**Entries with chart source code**
::::

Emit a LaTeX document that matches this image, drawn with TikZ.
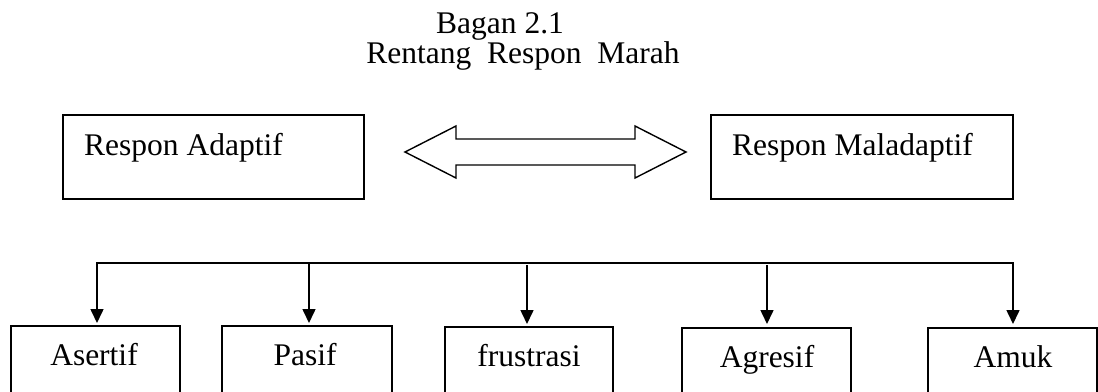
\documentclass[tikz,border=0pt]{standalone}
\usepackage{fontspec}
\setmainfont{Liberation Serif}
\usetikzlibrary{arrows.meta}
\begin{document}
\begin{tikzpicture}[x=1pt,y=-1pt,
  box/.style={draw,line width=1.4pt},
  lbl/.style={font=\fontsize{31.5}{31.5}\selectfont,inner sep=0pt,anchor=base},
  conn/.style={line width=1.6pt},
  arr/.style={conn,-{Triangle[length=14pt,width=13pt]}}]
\useasboundingbox (0,0) rectangle (1098,391);
% title
\node[lbl] (t1) at (500,33) {Bagan 2.1};
\node[lbl] (t2) at (523,63) {Rentang\ \ Respon\ \ Marah};
% top boxes
\draw[box] (63,115) rectangle (364,199);
\node[lbl,anchor=base west] (ra) at (84,155) {Respon Adaptif};
\draw[box] (711,115) rectangle (1013,199);
\node[lbl,anchor=base west] (rm) at (732,155) {Respon Maladaptif};
% double arrow
\draw[line width=1.4pt,line join=miter] (405,152) -- (456,126) -- (456,139) -- (635,139) -- (635,126) -- (686,152) -- (635,178) -- (635,165) -- (456,165) -- (456,178) -- cycle;
% branch line
\coordinate (l0) at (97,263);
\coordinate (l4) at (1013,263);
\draw[conn] (97,310) -- (l0) -- (l4) -- (1013,310);
\coordinate (c1) at (309,263);
\coordinate (c2) at (527,265);
\coordinate (c3) at (767,265);
% bottom boxes
\draw[box] (11,326) rectangle (180,420);
\draw[box] (222,326) rectangle (392,420);
\draw[box] (445,327) rectangle (613,420);
\draw[box] (682,328) rectangle (851,420);
\draw[box] (928,328) rectangle (1097,420);
\node[lbl] (b1) at (94,365) {Asertif};
\node[lbl] (b2) at (305,365) {Pasif};
\node[lbl] (b3) at (529,366) {frustrasi};
\node[lbl] (b4) at (767,367) {Agresif};
\node[lbl] (b5) at (1013,367) {Amuk};
\draw[arr] (l0) -- (97,323);
\draw[arr] (c1) -- (309,323);
\draw[arr] (c2) -- (527,324);
\draw[arr] (c3) -- (767,324);
\draw[arr] (l4) -- (1013,324);
\end{tikzpicture}
\end{document}
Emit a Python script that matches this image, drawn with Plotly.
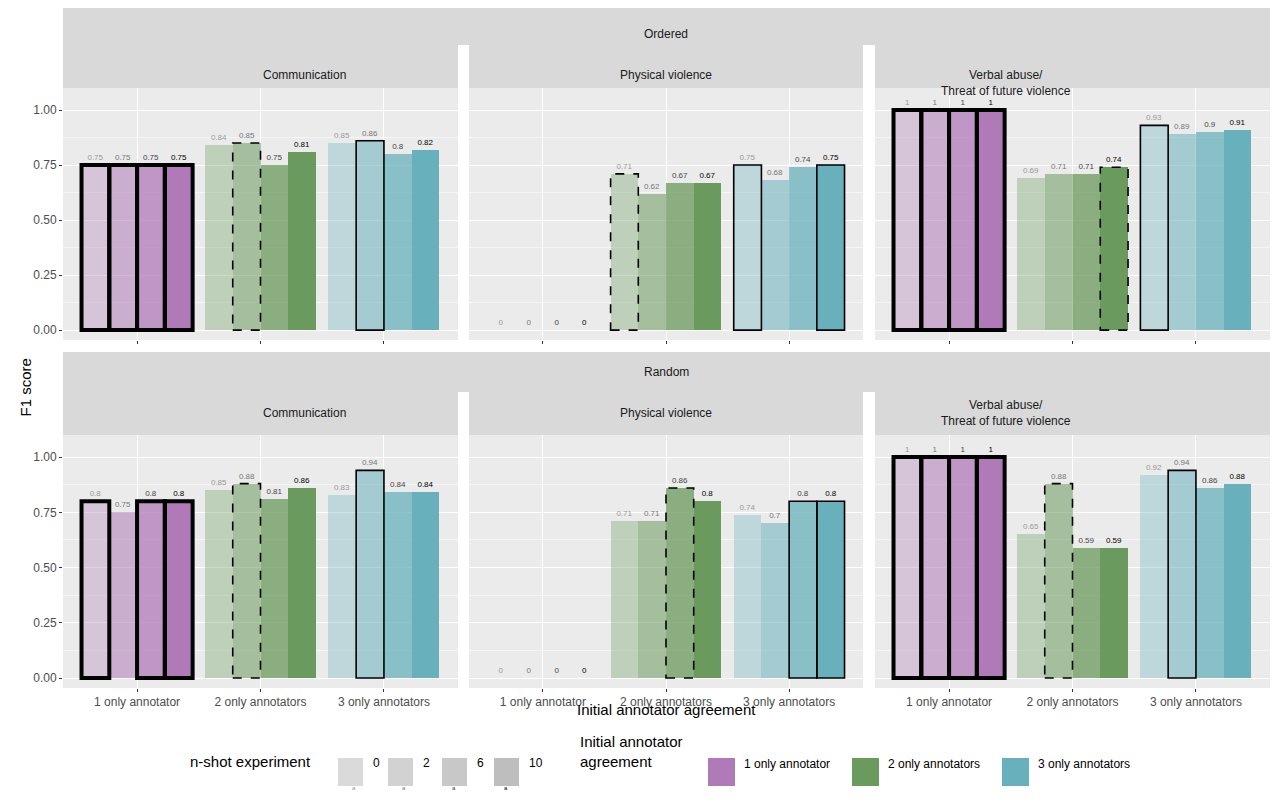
import plotly.graph_objects as go

W, H = 1280, 806
PAD = 8  # page body margin
FW, FH = W - 2 * PAD, H - 2 * PAD

orders = ["Ordered", "Random"]
categories = ["Communication", "Physical violence", "Verbal abuse/<br>Threat of future violence"]
groups = ["1 only annotator", "2 only annotators", "3 only annotators"]
shots = ["0", "2", "6", "10"]

# f1[order][category][group] -> values for n-shot 0, 2, 6, 10
ordered_comm = [[0.75, 0.75, 0.75, 0.75], [0.84, 0.85, 0.75, 0.81], [0.85, 0.86, 0.80, 0.82]]
ordered_phys = [[0, 0, 0, 0], [0.71, 0.62, 0.67, 0.67], [0.75, 0.68, 0.74, 0.75]]
ordered_verb = [[1, 1, 1, 1], [0.69, 0.71, 0.71, 0.74], [0.93, 0.89, 0.90, 0.91]]
random_comm = [[0.80, 0.75, 0.80, 0.80], [0.85, 0.88, 0.81, 0.86], [0.83, 0.94, 0.84, 0.84]]
random_phys = [[0, 0, 0, 0], [0.71, 0.71, 0.86, 0.80], [0.74, 0.70, 0.80, 0.80]]
random_verb = [[1, 1, 1, 1], [0.65, 0.88, 0.59, 0.59], [0.92, 0.94, 0.86, 0.88]]
f1 = [[ordered_comm, ordered_phys, ordered_verb], [random_comm, random_phys, random_verb]]

group_colors = ["#B07AB8", "#6B9A5E", "#68B1BC"]
shot_alpha = [0.35, 0.55, 0.75, 1.0]
label_colors = ["#9a9a9a", "#777777", "#444444", "#000000"]
outline_style = [dict(width=4, dash="solid"), dict(width=1.6, dash="dash"), dict(width=1.6, dash="solid")]

col_px = [(63, 458), (469, 863), (875, 1270)]
row_px = [dict(strip1=(5, 45), strip2=(45, 88), plot=(88, 340)),
          dict(strip1=(352, 392), strip2=(392, 435), plot=(435, 688))]

def px(x): return (x - PAD) / FW
def py(y): return 1 - (y - PAD) / FH

fig = go.Figure()
shapes, annots = [], []
bw = 0.225

for r in range(2):
    rp = row_px[r]
    shapes.append(dict(type="rect", xref="paper", yref="paper", x0=px(63), x1=px(1270),
                       y0=py(rp["strip1"][1]), y1=py(rp["strip1"][0]), fillcolor="#D9D9D9", line_width=0, layer="below"))
    annots.append(dict(text=orders[r], x=px(666), y=py(sum(rp["strip1"]) / 2), xref="paper", yref="paper",
                       showarrow=False, font=dict(size=12, color="#1a1a1a")))
    for c in range(3):
        idx = r * 3 + c + 1
        xa, ya = ("x" if idx == 1 else f"x{idx}"), ("y" if idx == 1 else f"y{idx}")
        x0p, x1p = col_px[c]
        shapes.append(dict(type="rect", xref="paper", yref="paper", x0=px(x0p), x1=px(x1p),
                           y0=py(rp["strip2"][1]), y1=py(rp["strip2"][0]), fillcolor="#D9D9D9", line_width=0, layer="below"))
        annots.append(dict(text=categories[c], x=px((x0p + x1p) / 2), y=py(sum(rp["strip2"]) / 2), xref="paper", yref="paper",
                           showarrow=False, font=dict(size=12, color="#1a1a1a")))
        for g in range(3):
            vals = f1[r][c][g]
            mx = max(vals)
            xs = [g + (k - 1.5) * bw for k in range(4)]
            fig.add_trace(go.Bar(
                x=xs, y=vals, width=bw, xaxis=xa, yaxis=ya, showlegend=False,
                marker=dict(color=group_colors[g], opacity=shot_alpha, line_width=0),
                text=[f"{v:g}" for v in vals], textposition="outside", cliponaxis=False,
                textfont=dict(size=8, color=label_colors), hoverinfo="y"))
            for k, v in enumerate(vals):
                if mx > 0 and v == mx:
                    st = outline_style[g]
                    shapes.append(dict(type="rect", xref=xa, yref=ya, x0=xs[k] - bw / 2, x1=xs[k] + bw / 2,
                                       y0=0, y1=v, line=dict(color="black", width=st["width"], dash=st["dash"])))
        axx = dict(domain=[px(x0p), px(x1p)], range=[-0.6, 2.6], tickvals=[0, 1, 2],
                   ticktext=groups if r == 1 else ["", "", ""], showgrid=True, gridcolor="white", gridwidth=1.2,
                   zeroline=False, ticks="outside", ticklen=3, tickcolor="#333", tickfont=dict(size=12, color="#4d4d4d"),
                   anchor=ya)
        axy = dict(domain=[py(rp["plot"][1]), py(rp["plot"][0])], range=[-0.045, 1.1],
                   tickvals=[0, 0.25, 0.5, 0.75, 1.0],
                   ticktext=["0.00", "0.25", "0.50", "0.75", "1.00"] if c == 0 else [""] * 5,
                   showgrid=True, gridcolor="white", gridwidth=1.2, zeroline=False,
                   ticks="outside" if c == 0 else "", ticklen=3, tickcolor="#333",
                   tickfont=dict(size=12, color="#4d4d4d"), anchor=xa,
                   minor=dict(tickvals=[0.125, 0.375, 0.625, 0.875], showgrid=True, gridcolor="#F5F5F5", gridwidth=0.6))
        fig.layout[f"xaxis{'' if idx == 1 else idx}"] = axx
        fig.layout[f"yaxis{'' if idx == 1 else idx}"] = axy
        shapes.append(dict(type="rect", xref="paper", yref="paper", x0=px(x0p), x1=px(x1p),
                           y0=py(rp["plot"][1]), y1=py(rp["plot"][0]), fillcolor="#EBEBEB", line_width=0, layer="below"))

# axis titles
annots.append(dict(text="F1 score", x=px(14), y=py(388), xref="paper", yref="paper", showarrow=False,
                   textangle=-90, font=dict(size=15, color="black")))
annots.append(dict(text="Initial annotator agreement", x=px(666), y=py(720), xref="paper", yref="paper",
                   showarrow=False, font=dict(size=15, color="black")))

# legend
ly0, ly1 = 758, 786
annots.append(dict(text="n-shot experiment", x=px(188), y=py(772), xref="paper", yref="paper", xanchor="left",
                   showarrow=False, font=dict(size=15, color="black")))
shot_x = [338, 388, 442, 494]
shot_fill = ["#DADADA", "#D2D2D2", "#C8C8C8", "#BEBEBE"]
for k, s in enumerate(shots):
    shapes.append(dict(type="rect", xref="paper", yref="paper", x0=px(shot_x[k]), x1=px(shot_x[k] + 25),
                       y0=py(ly1), y1=py(ly0), fillcolor=shot_fill[k], line_width=0))
    annots.append(dict(text=s, x=px(shot_x[k] + 33), y=py(772), xref="paper", yref="paper", xanchor="left",
                       showarrow=False, font=dict(size=12, color="black")))
    annots.append(dict(text="a", x=px(shot_x[k] + 12), y=py(793), xref="paper", yref="paper",
                       showarrow=False, font=dict(size=6, color=label_colors[k])))
annots.append(dict(text="Initial annotator<br>agreement", x=px(578), y=py(772), xref="paper", yref="paper",
                   xanchor="left", align="left", showarrow=False, font=dict(size=15, color="black")))
grp_x = [708, 852, 1002]
for g in range(3):
    shapes.append(dict(type="rect", xref="paper", yref="paper", x0=px(grp_x[g]), x1=px(grp_x[g] + 27),
                       y0=py(ly1), y1=py(ly0), fillcolor=group_colors[g], line_width=0))
    annots.append(dict(text=groups[g], x=px(grp_x[g] + 34), y=py(773), xref="paper", yref="paper",
                       xanchor="left", showarrow=False, font=dict(size=12, color="black")))

fig.update_layout(width=FW, height=FH, margin=dict(l=0, r=0, t=0, b=0), plot_bgcolor="rgba(0,0,0,0)",
                  paper_bgcolor="white", shapes=shapes, annotations=annots, barmode="overlay",
                  font=dict(family="Liberation Sans, Arial, sans-serif"), bargap=0)
fig.write_html("out.html")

::::

**Task instructions**
From the opening line of the entries above to the line containing "import plotly.graph_objects as go", please transcribe each line exactly, skipping every picture.

**Correct output**
Emit a LaTeX document that matches this image, drawn with TikZ.
\documentclass[tikz,border=0pt]{standalone}
\usepackage{fontspec}
\setmainfont{Liberation Serif}
\usetikzlibrary{arrows.meta}
\begin{document}
\begin{tikzpicture}[x=1pt,y=-1pt,
  box/.style={draw,line width=1.4pt},
  lbl/.style={font=\fontsize{31.5}{31.5}\selectfont,inner sep=0pt,anchor=base},
  conn/.style={line width=1.6pt},
  arr/.style={conn,-{Triangle[length=14pt,width=13pt]}}]
\useasboundingbox (0,0) rectangle (1098,391);
% title
\node[lbl] (t1) at (500,33) {Bagan 2.1};
\node[lbl] (t2) at (523,63) {Rentang\ \ Respon\ \ Marah};
% top boxes
\draw[box] (63,115) rectangle (364,199);
\node[lbl,anchor=base west] (ra) at (84,155) {Respon Adaptif};
\draw[box] (711,115) rectangle (1013,199);
\node[lbl,anchor=base west] (rm) at (732,155) {Respon Maladaptif};
% double arrow
\draw[line width=1.4pt,line join=miter] (405,152) -- (456,126) -- (456,139) -- (635,139) -- (635,126) -- (686,152) -- (635,178) -- (635,165) -- (456,165) -- (456,178) -- cycle;
% branch line
\coordinate (l0) at (97,263);
\coordinate (l4) at (1013,263);
\draw[conn] (97,310) -- (l0) -- (l4) -- (1013,310);
\coordinate (c1) at (309,263);
\coordinate (c2) at (527,265);
\coordinate (c3) at (767,265);
% bottom boxes
\draw[box] (11,326) rectangle (180,420);
\draw[box] (222,326) rectangle (392,420);
\draw[box] (445,327) rectangle (613,420);
\draw[box] (682,328) rectangle (851,420);
\draw[box] (928,328) rectangle (1097,420);
\node[lbl] (b1) at (94,365) {Asertif};
\node[lbl] (b2) at (305,365) {Pasif};
\node[lbl] (b3) at (529,366) {frustrasi};
\node[lbl] (b4) at (767,367) {Agresif};
\node[lbl] (b5) at (1013,367) {Amuk};
\draw[arr] (l0) -- (97,323);
\draw[arr] (c1) -- (309,323);
\draw[arr] (c2) -- (527,324);
\draw[arr] (c3) -- (767,324);
\draw[arr] (l4) -- (1013,324);
\end{tikzpicture}
\end{document}
Emit a Python script that matches this image, drawn with Plotly.
import plotly.graph_objects as go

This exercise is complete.